For that matter, you may have to include our favorite Department of Education (DOE) administrator, Lefty Lefkowith, when handing out the stink weed bouquets for the department’s infamous course choice program.

That’s the program Lefkowith was being paid $146,000 a year to set up and run between his weekly commute to and from Los Angeles.

Now, thanks to the superb digging of the Monroe News Star’s Barbara Leader, we learn that athletic scholarship for Louisiana university students may be in jeopardy because the NCAA has not approved 17 of the 19 course choice providers for Louisiana college athletes.

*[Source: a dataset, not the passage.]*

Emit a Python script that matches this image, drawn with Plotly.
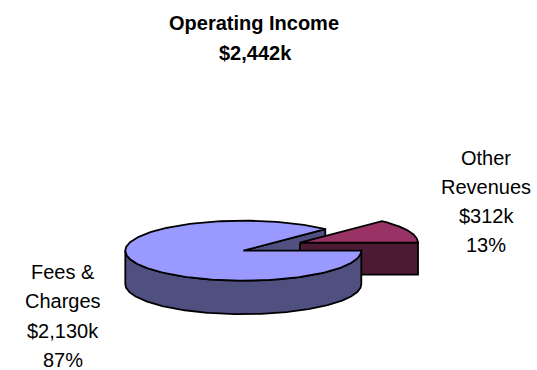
import numpy as np
import plotly.graph_objects as go

# ---- data ----
categories = ["Fees & Charges", "Other Revenues"]
label_lines = [["Fees &", "Charges"], ["Other", "Revenues"]]
values_k = [2130, 312]
title_text = "Operating Income"
total_k = sum(values_k)
shares = [v / total_k for v in values_k]

# ---- styling / geometry (pixel-like units) ----
W, H = 537, 370
cx, cy = 243.3, 250.7
rx, ry = 118.0, 30.0
depth = 33.5
explode = (56.7, -8.0)
TOP = ["#9999FF", "#993366"]
SIDE = ["#4F4F80", "#4D1A33"]
LINE = dict(color="black", width=1.8)


def pt(x0, y0, deg):
    r = np.deg2rad(deg)
    return x0 + rx * np.cos(r), y0 - ry * np.sin(r)


def arc(x0, y0, a0, a1, n=240):
    t = np.deg2rad(np.linspace(a0, a1, n))
    return list(x0 + rx * np.cos(t)), list(y0 - ry * np.sin(t))


a_other = 360.0 * shares[1]  # Other slice spans 0 -> a_other (counter-clockwise)

fig = go.Figure()


def poly(xs, ys, color):
    fig.add_trace(go.Scatter(x=list(xs) + [xs[0]], y=list(ys) + [ys[0]], mode="lines",
                             fill="toself", fillcolor=color, line=LINE,
                             hoverinfo="skip", showlegend=False))


# 1. main slice cut face at a_other
ex, ey = pt(cx, cy, a_other)
poly([cx, ex, ex, cx], [cy, ey, ey + depth, cy + depth], SIDE[0])

# 2. exploded slice front face (angle 0)
ox, oy = cx + explode[0], cy + explode[1]
poly([ox, ox + rx, ox + rx, ox], [oy, oy, oy + depth - 1.5, oy + depth - 1.5], SIDE[1])

# 3. exploded slice top
axs, ays = arc(ox, oy, 0, a_other)
poly([ox] + axs, [oy] + ays, TOP[1])

# 4. main slice outer side (front half)
tx, ty = arc(cx, cy, 180, 360)
bx, by = arc(cx, cy + depth, 360, 180)
poly(tx + bx, ty + by, SIDE[0])

# 5. main slice top
mxs, mys = arc(cx, cy, a_other, 360)
poly([cx] + mxs, [cy] + mys, TOP[0])

FONT = "Liberation Sans, Arial, sans-serif"
ann = []
# title
ann.append(dict(x=254, y=23, text="<b>" + title_text + "</b>", font=dict(family=FONT, size=20, color="black")))
ann.append(dict(x=255, y=53, text="<b>$" + f"{total_k:,}" + "k</b>", font=dict(family=FONT, size=20, color="black")))

label_pos = [(63, 272.0), (486, 157.5)]
step = 29.3
for i in range(2):
    lines = label_lines[i] + ["$" + f"{values_k[i]:,}" + "k", f"{round(shares[i] * 100)}%"]
    x0, y0 = label_pos[i]
    for j, ln in enumerate(lines):
        ann.append(dict(x=x0, y=y0 + j * step, text=ln, font=dict(family=FONT, size=20, color="black")))

for a in ann:
    a.update(xref="x", yref="y", showarrow=False, xanchor="center", yanchor="middle")

fig.update_layout(
    width=W, height=H, margin=dict(l=0, r=0, t=0, b=0),
    paper_bgcolor="white", plot_bgcolor="white",
    xaxis=dict(range=[0, W], visible=False, fixedrange=True),
    yaxis=dict(range=[H, 0], visible=False, fixedrange=True),
    annotations=ann, showlegend=False,
)

fig.write_html("out.html")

Uh-oh. Just another day of putting out brush fires at DOE. Remember New Living Word School in Ruston? That was the school initially approved by DOE for 315 vouchers last year despite the fact it had no classrooms, no desks and insufficient staff.

Of course, if you read the department’s Course Choice Overview and Fact Sheet, you read on the very first page that “Course providers had to pass an intensive four-step selection process.”

House Concurrent Resolution 153 by Rep. Patrick Jefferson (D-Homer) and Sens. Mike Walsworth (R-West Monroe) and Francis Thompson (D-Delhi) during the 2013 legislative session urged the Board of Elementary and Secondary Education (BESE) “to study issues relative to the enrollment of students by course providers and the approval of course providers…”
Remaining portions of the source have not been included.